* Set task: Every line from the start of the records through the line with "from matplotlib.patches import FancyBboxPatch" is to be written out exactly; pictures are not.

* Material provided:
######

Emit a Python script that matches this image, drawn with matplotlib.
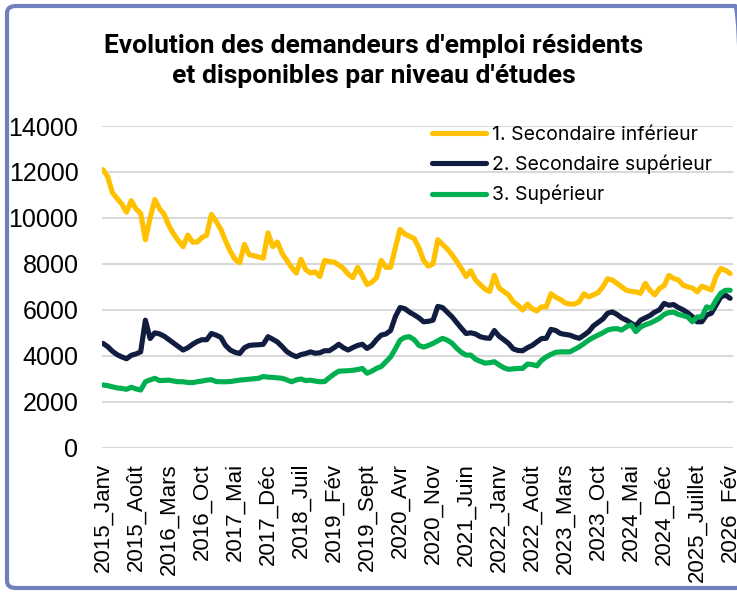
import matplotlib
matplotlib.use("Agg")
import matplotlib.pyplot as plt
from matplotlib.patches import FancyBboxPatch

# ── monthly data, 2015_Janv .. 2026_Fév (134 months) ───────────────────────
SEC_INF = [
    12100, 11800, 11100, 10850, 10600, 10250, 10750, 10400, 10200, 9050,
    10000, 10800, 10400, 10150, 9650, 9300, 9000, 8750, 9250, 8950,
    8950, 9150, 9250, 10150, 9850, 9500, 9000, 8550, 8200, 8050,
    8850, 8400, 8350, 8300, 8250, 9350, 8750, 8950, 8450, 8150,
    7850, 7600, 8200, 7750, 7600, 7650, 7450, 8150, 8100, 8080,
    7950, 7800, 7550, 7400, 7850, 7500, 7100, 7200, 7400, 8150,
    7850, 7850, 8700, 9500, 9300, 9200, 9100, 8700, 8150, 7900,
    8000, 9050, 8850, 8650, 8400, 8100, 7800, 7450, 7700, 7300,
    7100, 6900, 6800, 7500, 6950, 6800, 6650, 6350, 6200, 5990,
    6250, 6050, 5950, 6130, 6130, 6700, 6550, 6450, 6300, 6250,
    6250, 6350, 6700, 6560, 6650, 6750, 7000, 7350, 7300, 7150,
    7000, 6850, 6800, 6780, 6720, 7150, 6850, 6650, 6930, 7050,
    7500, 7370, 7300, 7080, 7000, 6950, 6780, 7030, 6950, 6860,
    7450, 7800, 7720, 7580,
]
SEC_SUP = [
    4540, 4400, 4200, 4050, 3950, 3870, 4020, 4080, 4170, 5550,
    4750, 5000, 4950, 4850, 4700, 4550, 4400, 4250, 4350, 4500,
    4620, 4700, 4700, 4970, 4900, 4800, 4450, 4250, 4150, 4100,
    4350, 4450, 4470, 4480, 4500, 4830, 4720, 4600, 4400, 4180,
    4050, 3960, 4050, 4100, 4170, 4110, 4130, 4220, 4220, 4350,
    4500, 4350, 4250, 4360, 4450, 4500, 4320, 4450, 4700, 4900,
    4950, 5100, 5700, 6100, 6050, 5900, 5780, 5650, 5480, 5500,
    5550, 6150, 6100, 5900, 5700, 5450, 5200, 4970, 5000, 4950,
    4830, 4780, 4760, 5100, 4850, 4700, 4540, 4300, 4230, 4220,
    4350, 4450, 4600, 4750, 4760, 5150, 5100, 4970, 4930, 4900,
    4820, 4760, 4900, 5050, 5300, 5450, 5600, 5850, 5910, 5800,
    5650, 5550, 5420, 5300, 5550, 5650, 5750, 5900, 6000, 6280,
    6200, 6230, 6100, 6000, 5870, 5700, 5480, 5480, 5770, 5850,
    6200, 6560, 6640, 6500,
]
SUP = [
    2730, 2700, 2650, 2600, 2580, 2540, 2630, 2560, 2510, 2870,
    2950, 3020, 2920, 2930, 2940, 2900, 2870, 2870, 2840, 2830,
    2870, 2900, 2940, 2960, 2880, 2870, 2870, 2880, 2910, 2940,
    2960, 2980, 3000, 3020, 3100, 3070, 3060, 3040, 3020, 2950,
    2870, 2950, 2990, 2920, 2940, 2900, 2870, 2880, 3050, 3200,
    3330, 3340, 3350, 3370, 3400, 3450, 3240, 3330, 3450, 3530,
    3740, 3950, 4300, 4680, 4800, 4830, 4700, 4450, 4380, 4450,
    4540, 4650, 4760, 4680, 4550, 4330, 4150, 4030, 4030, 3850,
    3760, 3680, 3700, 3740, 3600, 3480, 3410, 3430, 3450, 3450,
    3640, 3620, 3560, 3800, 3950, 4060, 4150, 4170, 4170, 4170,
    4280, 4390, 4530, 4680, 4800, 4900, 5000, 5120, 5170, 5180,
    5120, 5260, 5350, 5050, 5250, 5350, 5420, 5520, 5630, 5800,
    5880, 5900, 5800, 5750, 5690, 5480, 5690, 5700, 6130, 6060,
    6420, 6720, 6850, 6850,
]
TICK_LABELS = [
    "2015_Janv", "2015_Août", "2016_Mars", "2016_Oct", "2017_Mai",
    "2017_Déc", "2018_Juil", "2019_Fév", "2019_Sept", "2020_Avr",
    "2020_Nov", "2021_Juin", "2022_Janv", "2022_Août", "2023_Mars",
    "2023_Oct", "2024_Mai", "2024_Déc", "2025_Juillet", "2026_Fév",
]
SERIES_NAMES = ["1. Secondaire inférieur", "2. Secondaire supérieur", "3. Supérieur"]
Y_TICKS = [0, 2000, 4000, 6000, 8000, 10000, 12000, 14000]

# ── style ──────────────────────────────────────────────────────────────────
YELLOW, NAVY, GREEN = "#FFC000", "#111D40", "#00B050"
GRID, BORDER = "#D9D9D9", "#7080BC"
W, H = 737, 592

plt.rcParams["font.family"] = ["Liberation Sans", "DejaVu Sans"]

fig = plt.figure(figsize=(W / 100, H / 100), dpi=100)
ax = fig.add_axes([102 / W, 1 - 447.7 / H, (733 - 102) / W, (447.7 - 126) / H])

x = list(range(len(SEC_INF)))
for vals, col, name in zip([SEC_INF, SEC_SUP, SUP], [YELLOW, NAVY, GREEN], SERIES_NAMES):
    ax.plot(x, vals, color=col, lw=3.7, solid_joinstyle="round",
            solid_capstyle="round", label=name, zorder=3)

ax.set_xlim(-0.2, 133.6)
ax.set_ylim(0, 14000)
ax.set_yticks(Y_TICKS)
ax.set_yticklabels([str(v) for v in Y_TICKS])
ax.set_xticks(list(range(0, len(SEC_INF), 7)))
ax.set_xticklabels(TICK_LABELS, rotation=90)
ax.tick_params(axis="y", length=0, pad=17, labelsize=18)
ax.tick_params(axis="x", length=0, pad=11, labelsize=16)
ax.grid(axis="y", color=GRID, lw=1.5)
ax.set_axisbelow(True)
for s in ax.spines.values():
    s.set_visible(False)

leg = ax.legend(loc="upper left", bbox_to_anchor=(432 / W, 1 - 126 / H),
                bbox_transform=fig.transFigure, frameon=False, fontsize=14,
                handlelength=2.8, handletextpad=0.3, labelspacing=0.55,
                borderpad=0, borderaxespad=0)
for t in leg.get_texts():
    t.set_family(["Inter", "DejaVu Sans"])

fig.text(374 / W, 1 - 61 / H,
         "Evolution des demandeurs d'emploi résidents\net disponibles par niveau d'études",
         ha="center", va="center", fontsize=19, fontweight="bold",
         linespacing=1.34, family=["Roboto", "DejaVu Sans"])

# rounded frame, cut on the right like the source screenshot
fig.patches.append(FancyBboxPatch((7 / W, 4 / H), 1.0, (588 - 6) / H,
                                  boxstyle="round,pad=0,rounding_size=0.012",
                                  transform=fig.transFigure, fill=False,
                                  ec=BORDER, lw=3, clip_on=False))

fig.savefig("out.png", dpi=100)
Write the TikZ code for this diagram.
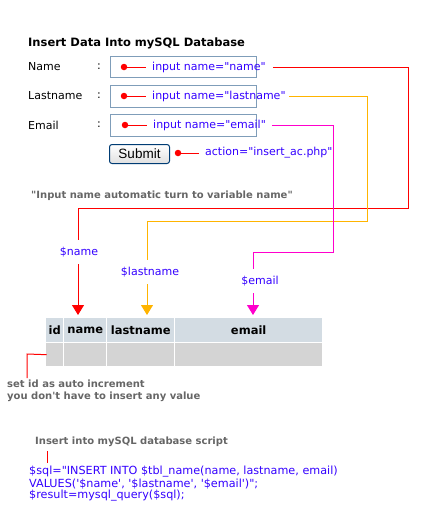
\documentclass[tikz,border=0pt]{standalone}
\usepackage{fontspec}
\setmainfont{DejaVu Sans}[Ligatures=TeXOff]
\newfontfamily\btnfont{Liberation Sans}
\usetikzlibrary{arrows.meta,calc}
\definecolor{inputborder}{HTML}{7F9DB9}
\definecolor{lblblue}{HTML}{3300FF}
\definecolor{myred}{HTML}{FF0000}
\definecolor{myorange}{HTML}{FFB400}
\definecolor{mymag}{HTML}{FF00CC}
\definecolor{graytxt}{HTML}{666666}
\definecolor{btnborder}{HTML}{003C74}
\definecolor{hdrfill}{HTML}{D3DCE3}
\definecolor{rowfill}{HTML}{D4D4D4}
\begin{document}
\begin{tikzpicture}[x=1pt,y=-1pt,
  txt/.style={anchor=west,inner sep=0pt,font=\fontsize{11}{13}\selectfont},
  lbl/.style={txt,text=lblblue},
  varlbl/.style={inner xsep=0pt,inner ysep=7pt,text=lblblue,font=\fontsize{11}{13}\selectfont},
  grayb/.style={anchor=west,inner sep=0pt,text=graytxt,font=\fontsize{10}{12}\selectfont\bfseries},
  code/.style={anchor=west,inner sep=0pt,text=lblblue,font=\fontsize{11.2}{13}\selectfont},
  inbox/.style={draw=inputborder,line width=1pt,minimum width=146pt,minimum height=21pt,inner sep=0pt,anchor=north west},
  reddot/.style={circle,fill=myred,inner sep=0pt,minimum size=6.5pt},
  conn/.style={line width=1pt},
  arr/.style={conn,-{Triangle[width=12pt,length=10pt]}},
  hdr/.style={fill=hdrfill,anchor=north west,inner sep=0pt,minimum height=24pt,font=\fontsize{11.5}{13}\selectfont\bfseries},
  cell/.style={fill=rowfill,anchor=north west,inner sep=0pt,minimum height=23pt},
]
\useasboundingbox (0,0) rectangle (431,528);

% title
\node[anchor=west,inner sep=0pt,font=\fontsize{11.5}{13}\selectfont\bfseries] (title) at (28,43) {Insert Data Into mySQL Database};

% field labels
\node[txt] (fname) at (28,67) {Name};
\node[txt] (flast) at (28,96) {Lastname};
\node[txt] (femail) at (28,125) {Email};
\node[txt] (c1) at (97,67) {:};
\node[txt] (c2) at (97,96) {:};
\node[txt] (c3) at (97,125) {:};

% input boxes
\node[inbox] (in1) at (110,56) {};
\node[inbox,minimum height=22pt] (in2) at (110,85) {};
\node[inbox,minimum height=22pt] (in3) at (110,114) {};

% dots and labels
\node[reddot] (d1) at (124,67) {};
\node[reddot] (d2) at (124,96) {};
\node[reddot] (d3) at (125,125) {};
\node[lbl] (l1) at (152,67) {input name="name"};
\node[lbl] (l2) at (152,96) {input name="lastname"};
\node[lbl] (l3) at (153,125) {input name="email"};
\draw[conn,myred] (d1.center) -- ([xshift=-6pt]l1.west);
\draw[conn,myred] (d2.center) -- ([xshift=-6pt]l2.west);
\draw[conn,myred] (d3.center) -- ([xshift=-6pt]l3.west);

% submit
\node[draw=btnborder,line width=1pt,rounded corners=2.5pt,top color=white,bottom color=black!12,
      minimum width=60pt,minimum height=19pt,inner sep=0pt,anchor=north west,
      font=\btnfont\fontsize{13.5}{15}\selectfont] (submit) at (109,144) {Submit};
\node[reddot] (d4) at (178,153) {};
\node[lbl] (l4) at (205,153) {action="insert\_ac.php"};
\draw[conn,myred] (d4.center) -- ([xshift=-6pt]l4.west);

% note
\node[grayb] (note) at (31,196) {"Input name automatic turn to variable name"};

% variable labels
\node[varlbl] (vname) at (79,252) {\$name};
\node[varlbl] (vlast) at (150,272) {\$lastname};
\node[varlbl] (vemail) at (260,281) {\$email};

% corner coordinates
\coordinate (rn) at (408,208);
\coordinate (rl) at (367,221);
\coordinate (re) at (333,252);
\coordinate (tn) at (78,315);
\coordinate (tl) at (147,315);
\coordinate (te) at (253,315);

% connectors
\draw[conn,myred] ([xshift=7pt]l1.east) -| (rn) -| ([xshift=-1pt]vname.north);
\draw[conn,myorange] ([xshift=3pt]l2.east) -| (rl) -| ([xshift=-3pt]vlast.north);
\draw[conn,mymag] ([xshift=6pt]l3.east) -| (re) -| ([xshift=-7pt]vemail.north);
\draw[arr,myred] ([xshift=-1pt]vname.south) -- (tn);
\draw[arr,myorange] ([xshift=-3pt]vlast.south) -- (tl);
\draw[arr,mymag] ([xshift=-7pt]vemail.south) -- (te);

% table
\node[hdr,minimum width=17pt] (hid) at (46,318) {id};
\node[hdr,minimum width=42pt] (hname) at (64,318) {name};
\node[hdr,minimum width=67pt] (hlast) at (107,318) {lastname};
\node[hdr,minimum width=147pt] (hemail) at (175,318) {email};
\node[cell,minimum width=17pt] (cid) at (46,343) {};
\node[cell,minimum width=42pt] (cname) at (64,343) {};
\node[cell,minimum width=67pt] (clast) at (107,343) {};
\node[cell,minimum width=147pt] (cemail) at (175,343) {};

% auto increment note
\node[grayb] (ai1) at (7,384) {set id as auto increment};
\node[grayb] (ai2) at (7,397) {you don't have to insert any value};
\coordinate (aic) at (27,354);
\coordinate (aib) at (27,378);
\draw[conn,myred] ([xshift=-8pt]cid.center) -- (aic) -- (aib);

% script
\node[grayb] (stitle) at (35,442) {Insert into mySQL database script};
\coordinate (sbar) at (47,451);
\coordinate (sbarb) at (47,463);
\draw[conn,myred] (sbar) -- (sbarb);
\node[code] (code1) at (29,472) {\$sql="INSERT INTO \$tbl\_name(name, lastname, email)};
\node[code] (code2) at (29,484) {VALUES('\$name', '\$lastname', '\$email')";};
\node[code] (code3) at (29,496) {\$result=mysql\_query(\$sql);};
\end{tikzpicture}
\end{document}
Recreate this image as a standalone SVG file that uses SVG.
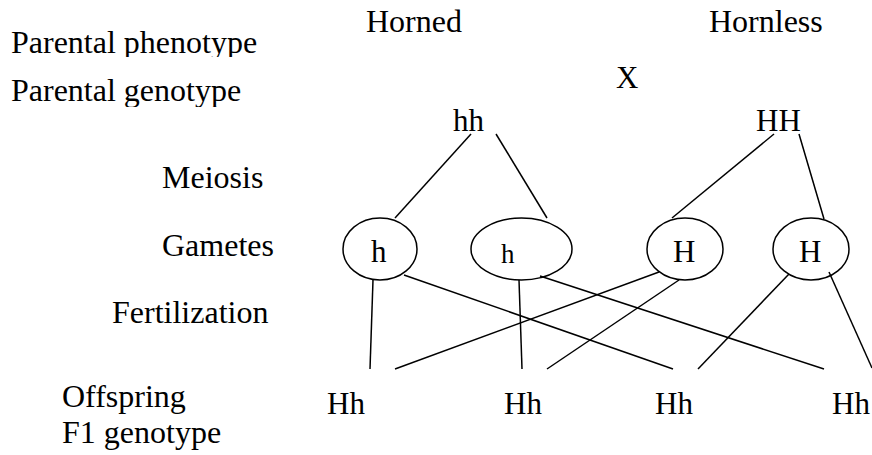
<svg xmlns="http://www.w3.org/2000/svg" width="872" height="455" viewBox="0 0 872 455">
<style>
text{font-family:"Liberation Serif","Times New Roman",serif;font-size:31px;fill:#000}
.l{font-size:32px}
.s{font-size:27px}
line,ellipse{stroke:#000;stroke-width:1.5;fill:none}
</style>
<defs>
<clipPath id="c1"><rect x="0" y="0" width="400" height="57"/></clipPath>
<clipPath id="c2"><rect x="0" y="60" width="400" height="47"/></clipPath>
</defs>
<g id="labels">
<text class="l" x="11" y="53" clip-path="url(#c1)">Parental phenotype</text>
<text class="l" x="11" y="101" clip-path="url(#c2)">Parental genotype</text>
<text class="l" x="162" y="188">Meiosis</text>
<text class="l" x="162" y="256">Gametes</text>
<text class="l" x="112" y="323">Fertilization</text>
<text class="l" x="62" y="407">Offspring</text>
<text class="l" x="62" y="443">F1 genotype</text>
</g>
<g id="phenotypes">
<text class="l" x="366" y="32">Horned</text>
<text class="l" x="709" y="32">Hornless</text>
<text x="616" y="88">X</text>
</g>
<g id="parent-hh"><text x="453" y="131">hh</text></g>
<g id="parent-HH"><text x="756" y="131">HH</text></g>
<g id="gamete-h1"><ellipse cx="380" cy="249" rx="37" ry="31"/><text x="371" y="262">h</text></g>
<g id="gamete-h2"><ellipse cx="521.5" cy="249" rx="50.5" ry="31"/><text class="s" x="501" y="263">h</text></g>
<g id="gamete-H1"><ellipse cx="685" cy="249" rx="38" ry="31"/><text x="673" y="262">H</text></g>
<g id="gamete-H2"><ellipse cx="811" cy="249" rx="38" ry="31"/><text x="799" y="262">H</text></g>
<g id="offspring1"><text x="327" y="414">Hh</text></g>
<g id="offspring2"><text x="504" y="414">Hh</text></g>
<g id="offspring3"><text x="655" y="414">Hh</text></g>
<g id="offspring4"><text x="832" y="414">Hh</text></g>
<g id="connectors">
<line x1="471" y1="134" x2="395" y2="218"/>
<line x1="496" y1="134" x2="547" y2="218"/>
<line x1="774" y1="134" x2="672" y2="218"/>
<line x1="799" y1="134" x2="824" y2="219"/>
<line x1="373" y1="280" x2="370" y2="369"/>
<line x1="404" y1="275" x2="673" y2="369"/>
<line x1="659" y1="272" x2="395" y2="369"/>
<line x1="519" y1="280" x2="522" y2="369"/>
<line x1="540" y1="276" x2="824" y2="369"/>
<line x1="679" y1="280" x2="547" y2="369"/>
<line x1="789" y1="274" x2="698" y2="369"/>
<line x1="829" y1="272" x2="872" y2="368"/>
</g>
</svg>
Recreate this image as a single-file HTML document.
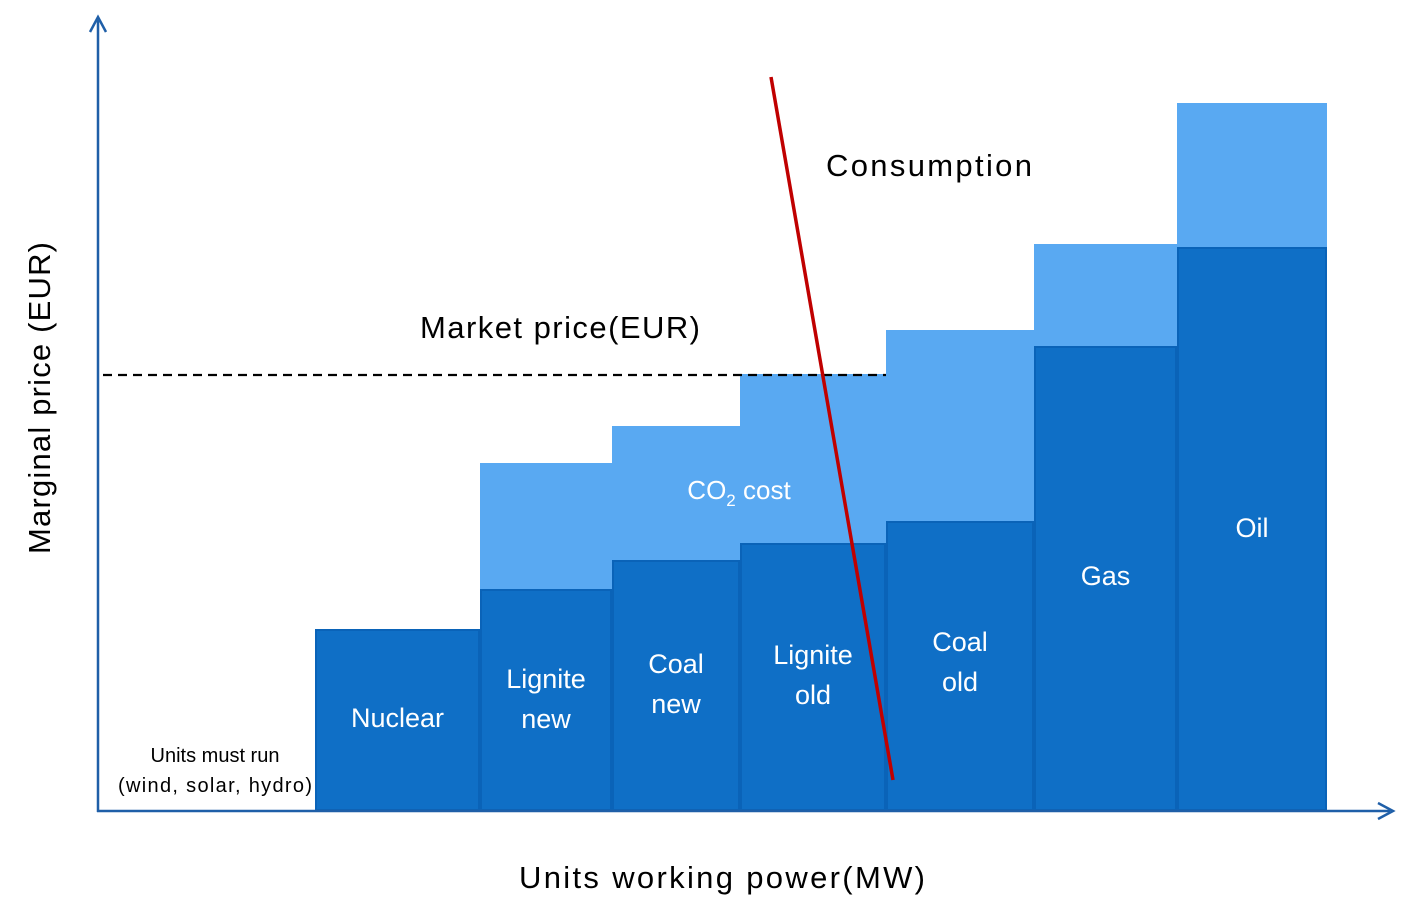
<!DOCTYPE html>
<html><head><meta charset="utf-8"><style>
html,body{margin:0;padding:0;background:#fff;}
svg{display:block;font-family:"Liberation Sans",sans-serif;}
</style></head><body>
<svg id="chart" width="1411" height="922" viewBox="0 0 1411 922">
<g id="bars"></g>
<g id="labels"></g>
<line x1="103" y1="375" x2="886" y2="375" stroke="#000" stroke-width="2.2" stroke-dasharray="9,6"/>
<text x="560" y="338" font-size="31" text-anchor="middle" fill="#000" textLength="280">Market price(EUR)</text>
<line x1="771" y1="77" x2="893" y2="780" stroke="#C00000" stroke-width="3.5"/>
<text x="929" y="176" font-size="31" text-anchor="middle" fill="#000" textLength="206">Consumption</text>
<text x="739" y="499" font-size="26" text-anchor="middle" fill="#fff">CO<tspan font-size="17" dy="7">2</tspan><tspan dy="-7"> cost</tspan></text>
<text x="215" y="762" font-size="20" text-anchor="middle" fill="#000">Units must run</text>
<text x="215" y="792" font-size="20" text-anchor="middle" fill="#000" textLength="194">(wind, solar, hydro)</text>
<line x1="98" y1="812" x2="98" y2="20" stroke="#1F5FA8" stroke-width="2.5"/>
<polyline points="90,32 98,17 106,32" fill="none" stroke="#1F5FA8" stroke-width="2.5"/>
<line x1="97" y1="811" x2="1390" y2="811" stroke="#1F5FA8" stroke-width="2.5"/>
<polyline points="1378,803 1393,811 1378,819" fill="none" stroke="#1F5FA8" stroke-width="2.5"/>
<text transform="translate(50,398) rotate(-90)" font-size="31" text-anchor="middle" fill="#000" textLength="312">Marginal price (EUR)</text>
<text x="722" y="888" font-size="31" text-anchor="middle" fill="#000" textLength="406">Units working power(MW)</text>
</svg>
<script>
const categories = ["Nuclear","Lignite new","Coal new","Lignite old","Coal old","Gas","Oil"];
const baseCost = [180,220,249,266,288,463,562];
const co2Cost = [0,127,135,170,192,103,145];
const capacity = [165,132,128,146,148,143,150];
const mustRun = 217;
const labelLines = [["Nuclear"],["Lignite","new"],["Coal","new"],["Lignite","old"],["Coal","old"],["Gas"],["Oil"]];

const NS = "http://www.w3.org/2000/svg";
const x0 = 98, y0 = 810;
const xs = v => x0 + v;
const ys = v => y0 - v;
const labelY = [720, 681, 666, 657, 644, 578, 530];
const barsG = document.getElementById('bars');
const labG = document.getElementById('labels');
let cum = mustRun;
categories.forEach((c,i)=>{
  const xl = xs(cum), xr = xs(cum + capacity[i]);
  cum += capacity[i];
  if (co2Cost[i] > 0) {
    const l = document.createElementNS(NS,'rect');
    l.setAttribute('x', xl); l.setAttribute('width', xr-xl);
    l.setAttribute('y', ys(baseCost[i]+co2Cost[i])); l.setAttribute('height', co2Cost[i]+1);
    l.setAttribute('fill', '#59A9F2');
    
    
    barsG.appendChild(l);
  }
  const d = document.createElementNS(NS,'rect');
  d.setAttribute('x', xl+1); d.setAttribute('width', xr-xl-2);
  d.setAttribute('y', ys(baseCost[i])); d.setAttribute('height', baseCost[i]);
  d.setAttribute('fill', '#0F6FC6'); d.setAttribute('stroke', '#0A63B8'); d.setAttribute('stroke-width', '2');
  
  
  barsG.appendChild(d);
  const lines = labelLines[i];
  const cx = (xl+xr)/2;
  lines.forEach((t,j)=>{
    const tx = document.createElementNS(NS,'text');
    tx.setAttribute('x', cx);
    tx.setAttribute('y', labelY[i] + j*40);
    tx.setAttribute('font-size', '27');
    tx.setAttribute('fill', '#fff');
    tx.setAttribute('text-anchor', 'middle');
    tx.setAttribute('dominant-baseline', 'middle');
    tx.textContent = t;
    
    
    labG.appendChild(tx);
  });
});
</script>
</body></html>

######

* Completed task:
Emit a Python script that matches this image, drawn with matplotlib.
import matplotlib
matplotlib.use("Agg")
import matplotlib.pyplot as plt
from matplotlib.patches import FancyBboxPatch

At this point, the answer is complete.